Pictures in the data below are not part of the copy; transcribe everything else exactly.

_ _ _ _ _ _ _

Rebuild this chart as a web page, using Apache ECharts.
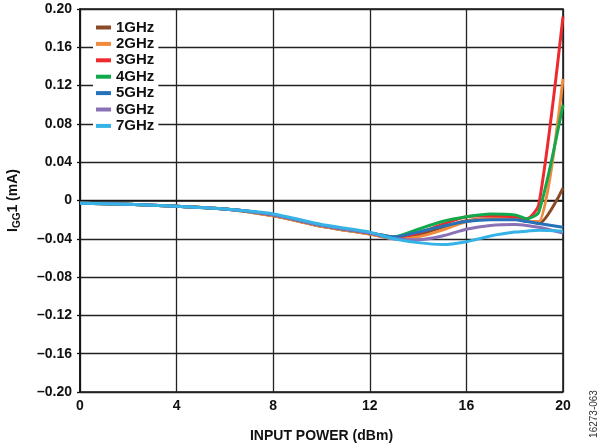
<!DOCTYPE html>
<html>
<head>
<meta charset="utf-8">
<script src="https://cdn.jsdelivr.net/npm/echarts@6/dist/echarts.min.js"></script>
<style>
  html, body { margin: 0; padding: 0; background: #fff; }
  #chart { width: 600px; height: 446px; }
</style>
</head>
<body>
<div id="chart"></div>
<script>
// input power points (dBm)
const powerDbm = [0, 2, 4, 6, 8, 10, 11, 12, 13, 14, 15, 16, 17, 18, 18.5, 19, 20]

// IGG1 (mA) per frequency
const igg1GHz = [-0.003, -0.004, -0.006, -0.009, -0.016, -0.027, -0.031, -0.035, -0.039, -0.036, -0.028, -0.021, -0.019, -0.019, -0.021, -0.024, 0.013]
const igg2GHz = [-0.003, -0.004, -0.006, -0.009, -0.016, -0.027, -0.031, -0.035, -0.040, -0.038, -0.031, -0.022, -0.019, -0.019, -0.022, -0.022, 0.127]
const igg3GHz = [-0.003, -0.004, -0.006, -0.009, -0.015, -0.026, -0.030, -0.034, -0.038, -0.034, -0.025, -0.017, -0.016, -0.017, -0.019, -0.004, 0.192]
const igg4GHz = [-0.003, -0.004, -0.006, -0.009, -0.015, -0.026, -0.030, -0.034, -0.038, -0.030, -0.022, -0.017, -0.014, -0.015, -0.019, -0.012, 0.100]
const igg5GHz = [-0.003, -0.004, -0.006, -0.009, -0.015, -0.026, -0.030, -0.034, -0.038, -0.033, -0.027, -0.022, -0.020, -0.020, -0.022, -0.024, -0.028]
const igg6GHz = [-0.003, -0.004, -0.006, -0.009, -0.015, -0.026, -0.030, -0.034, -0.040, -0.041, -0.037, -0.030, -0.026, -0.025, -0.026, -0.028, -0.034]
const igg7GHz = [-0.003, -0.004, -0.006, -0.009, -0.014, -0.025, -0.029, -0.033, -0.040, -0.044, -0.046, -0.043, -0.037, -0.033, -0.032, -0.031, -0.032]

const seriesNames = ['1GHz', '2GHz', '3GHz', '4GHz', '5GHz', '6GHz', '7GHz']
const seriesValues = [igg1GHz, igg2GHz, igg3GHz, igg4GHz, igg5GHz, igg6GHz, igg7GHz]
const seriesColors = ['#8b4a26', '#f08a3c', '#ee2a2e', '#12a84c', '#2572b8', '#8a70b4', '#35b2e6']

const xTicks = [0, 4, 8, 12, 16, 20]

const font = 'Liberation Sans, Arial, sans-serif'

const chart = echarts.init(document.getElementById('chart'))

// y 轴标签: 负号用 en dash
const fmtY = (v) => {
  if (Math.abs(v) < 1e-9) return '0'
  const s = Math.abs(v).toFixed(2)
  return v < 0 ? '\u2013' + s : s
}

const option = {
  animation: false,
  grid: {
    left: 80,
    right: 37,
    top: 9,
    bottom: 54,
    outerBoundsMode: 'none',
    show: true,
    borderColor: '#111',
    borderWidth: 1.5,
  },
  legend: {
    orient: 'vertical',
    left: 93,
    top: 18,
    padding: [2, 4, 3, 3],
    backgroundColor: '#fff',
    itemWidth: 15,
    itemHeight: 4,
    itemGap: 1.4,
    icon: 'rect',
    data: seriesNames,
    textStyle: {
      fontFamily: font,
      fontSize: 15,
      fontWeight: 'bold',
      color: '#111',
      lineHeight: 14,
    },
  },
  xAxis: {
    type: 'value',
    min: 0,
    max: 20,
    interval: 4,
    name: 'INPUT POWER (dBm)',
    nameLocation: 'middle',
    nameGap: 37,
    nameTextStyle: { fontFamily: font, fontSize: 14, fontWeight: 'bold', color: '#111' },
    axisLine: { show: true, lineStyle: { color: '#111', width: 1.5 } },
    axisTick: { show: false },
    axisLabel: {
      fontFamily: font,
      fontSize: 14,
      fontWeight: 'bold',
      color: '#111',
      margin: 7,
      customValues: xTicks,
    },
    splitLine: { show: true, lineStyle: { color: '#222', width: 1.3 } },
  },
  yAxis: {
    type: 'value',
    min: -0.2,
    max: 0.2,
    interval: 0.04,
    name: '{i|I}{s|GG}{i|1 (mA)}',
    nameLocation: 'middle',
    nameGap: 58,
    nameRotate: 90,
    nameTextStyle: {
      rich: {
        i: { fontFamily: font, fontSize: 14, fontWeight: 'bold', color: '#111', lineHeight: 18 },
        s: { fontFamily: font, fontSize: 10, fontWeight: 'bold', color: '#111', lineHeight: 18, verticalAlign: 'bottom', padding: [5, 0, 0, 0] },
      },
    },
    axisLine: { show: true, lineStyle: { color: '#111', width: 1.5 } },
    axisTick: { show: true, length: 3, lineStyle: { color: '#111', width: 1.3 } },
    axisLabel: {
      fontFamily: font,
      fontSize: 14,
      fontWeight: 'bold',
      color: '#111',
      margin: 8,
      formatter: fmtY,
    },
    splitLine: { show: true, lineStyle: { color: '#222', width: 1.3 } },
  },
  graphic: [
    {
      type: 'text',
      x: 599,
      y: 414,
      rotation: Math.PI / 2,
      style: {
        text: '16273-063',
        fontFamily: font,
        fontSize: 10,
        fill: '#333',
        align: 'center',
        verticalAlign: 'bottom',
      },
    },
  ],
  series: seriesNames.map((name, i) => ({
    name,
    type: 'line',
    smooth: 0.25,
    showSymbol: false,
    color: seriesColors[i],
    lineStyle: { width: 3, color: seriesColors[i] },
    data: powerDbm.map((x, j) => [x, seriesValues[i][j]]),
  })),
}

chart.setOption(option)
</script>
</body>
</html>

_ _ _ _ _ _ _

ANSWER TO THIS TASK:
Rebuild this chart as a web page, using Apache ECharts.
<!DOCTYPE html>
<html>
<head>
<meta charset="utf-8">
<script src="https://cdn.jsdelivr.net/npm/echarts@6/dist/echarts.min.js"></script>
<style>
  html, body { margin: 0; padding: 0; background: #fff; }
  #chart { width: 600px; height: 446px; }
</style>
</head>
<body>
<div id="chart"></div>
<script>
// input power points (dBm)
const powerDbm = [0, 2, 4, 6, 8, 10, 11, 12, 13, 14, 15, 16, 17, 18, 18.5, 19, 20]

// IGG1 (mA) per frequency
const igg1GHz = [-0.003, -0.004, -0.006, -0.009, -0.016, -0.027, -0.031, -0.035, -0.039, -0.036, -0.028, -0.021, -0.019, -0.019, -0.021, -0.024, 0.013]
const igg2GHz = [-0.003, -0.004, -0.006, -0.009, -0.016, -0.027, -0.031, -0.035, -0.040, -0.038, -0.031, -0.022, -0.019, -0.019, -0.022, -0.022, 0.127]
const igg3GHz = [-0.003, -0.004, -0.006, -0.009, -0.015, -0.026, -0.030, -0.034, -0.038, -0.034, -0.025, -0.017, -0.016, -0.017, -0.019, -0.004, 0.192]
const igg4GHz = [-0.003, -0.004, -0.006, -0.009, -0.015, -0.026, -0.030, -0.034, -0.038, -0.030, -0.022, -0.017, -0.014, -0.015, -0.019, -0.012, 0.100]
const igg5GHz = [-0.003, -0.004, -0.006, -0.009, -0.015, -0.026, -0.030, -0.034, -0.038, -0.033, -0.027, -0.022, -0.020, -0.020, -0.022, -0.024, -0.028]
const igg6GHz = [-0.003, -0.004, -0.006, -0.009, -0.015, -0.026, -0.030, -0.034, -0.040, -0.041, -0.037, -0.030, -0.026, -0.025, -0.026, -0.028, -0.034]
const igg7GHz = [-0.003, -0.004, -0.006, -0.009, -0.014, -0.025, -0.029, -0.033, -0.040, -0.044, -0.046, -0.043, -0.037, -0.033, -0.032, -0.031, -0.032]

const seriesNames = ['1GHz', '2GHz', '3GHz', '4GHz', '5GHz', '6GHz', '7GHz']
const seriesValues = [igg1GHz, igg2GHz, igg3GHz, igg4GHz, igg5GHz, igg6GHz, igg7GHz]
const seriesColors = ['#8b4a26', '#f08a3c', '#ee2a2e', '#12a84c', '#2572b8', '#8a70b4', '#35b2e6']

const xTicks = [0, 4, 8, 12, 16, 20]

const font = 'Liberation Sans, Arial, sans-serif'

const chart = echarts.init(document.getElementById('chart'))

// y 轴标签: 负号用 en dash
const fmtY = (v) => {
  if (Math.abs(v) < 1e-9) return '0'
  const s = Math.abs(v).toFixed(2)
  return v < 0 ? '\u2013' + s : s
}

const option = {
  animation: false,
  grid: {
    left: 80,
    right: 37,
    top: 9,
    bottom: 54,
    outerBoundsMode: 'none',
    show: true,
    borderColor: '#111',
    borderWidth: 1.5,
  },
  legend: {
    orient: 'vertical',
    left: 93,
    top: 18,
    padding: [2, 4, 3, 3],
    backgroundColor: '#fff',
    itemWidth: 15,
    itemHeight: 4,
    itemGap: 1.4,
    icon: 'rect',
    data: seriesNames,
    textStyle: {
      fontFamily: font,
      fontSize: 15,
      fontWeight: 'bold',
      color: '#111',
      lineHeight: 14,
    },
  },
  xAxis: {
    type: 'value',
    min: 0,
    max: 20,
    interval: 4,
    name: 'INPUT POWER (dBm)',
    nameLocation: 'middle',
    nameGap: 37,
    nameTextStyle: { fontFamily: font, fontSize: 14, fontWeight: 'bold', color: '#111' },
    axisLine: { show: true, lineStyle: { color: '#111', width: 1.5 } },
    axisTick: { show: false },
    axisLabel: {
      fontFamily: font,
      fontSize: 14,
      fontWeight: 'bold',
      color: '#111',
      margin: 7,
      customValues: xTicks,
    },
    splitLine: { show: true, lineStyle: { color: '#222', width: 1.3 } },
  },
  yAxis: {
    type: 'value',
    min: -0.2,
    max: 0.2,
    interval: 0.04,
    name: '{i|I}{s|GG}{i|1 (mA)}',
    nameLocation: 'middle',
    nameGap: 58,
    nameRotate: 90,
    nameTextStyle: {
      rich: {
        i: { fontFamily: font, fontSize: 14, fontWeight: 'bold', color: '#111', lineHeight: 18 },
        s: { fontFamily: font, fontSize: 10, fontWeight: 'bold', color: '#111', lineHeight: 18, verticalAlign: 'bottom', padding: [5, 0, 0, 0] },
      },
    },
    axisLine: { show: true, lineStyle: { color: '#111', width: 1.5 } },
    axisTick: { show: true, length: 3, lineStyle: { color: '#111', width: 1.3 } },
    axisLabel: {
      fontFamily: font,
      fontSize: 14,
      fontWeight: 'bold',
      color: '#111',
      margin: 8,
      formatter: fmtY,
    },
    splitLine: { show: true, lineStyle: { color: '#222', width: 1.3 } },
  },
  graphic: [
    {
      type: 'text',
      x: 599,
      y: 414,
      rotation: Math.PI / 2,
      style: {
        text: '16273-063',
        fontFamily: font,
        fontSize: 10,
        fill: '#333',
        align: 'center',
        verticalAlign: 'bottom',
      },
    },
  ],
  series: seriesNames.map((name, i) => ({
    name,
    type: 'line',
    smooth: 0.25,
    showSymbol: false,
    color: seriesColors[i],
    lineStyle: { width: 3, color: seriesColors[i] },
    data: powerDbm.map((x, j) => [x, seriesValues[i][j]]),
  })),
}

chart.setOption(option)
</script>
</body>
</html>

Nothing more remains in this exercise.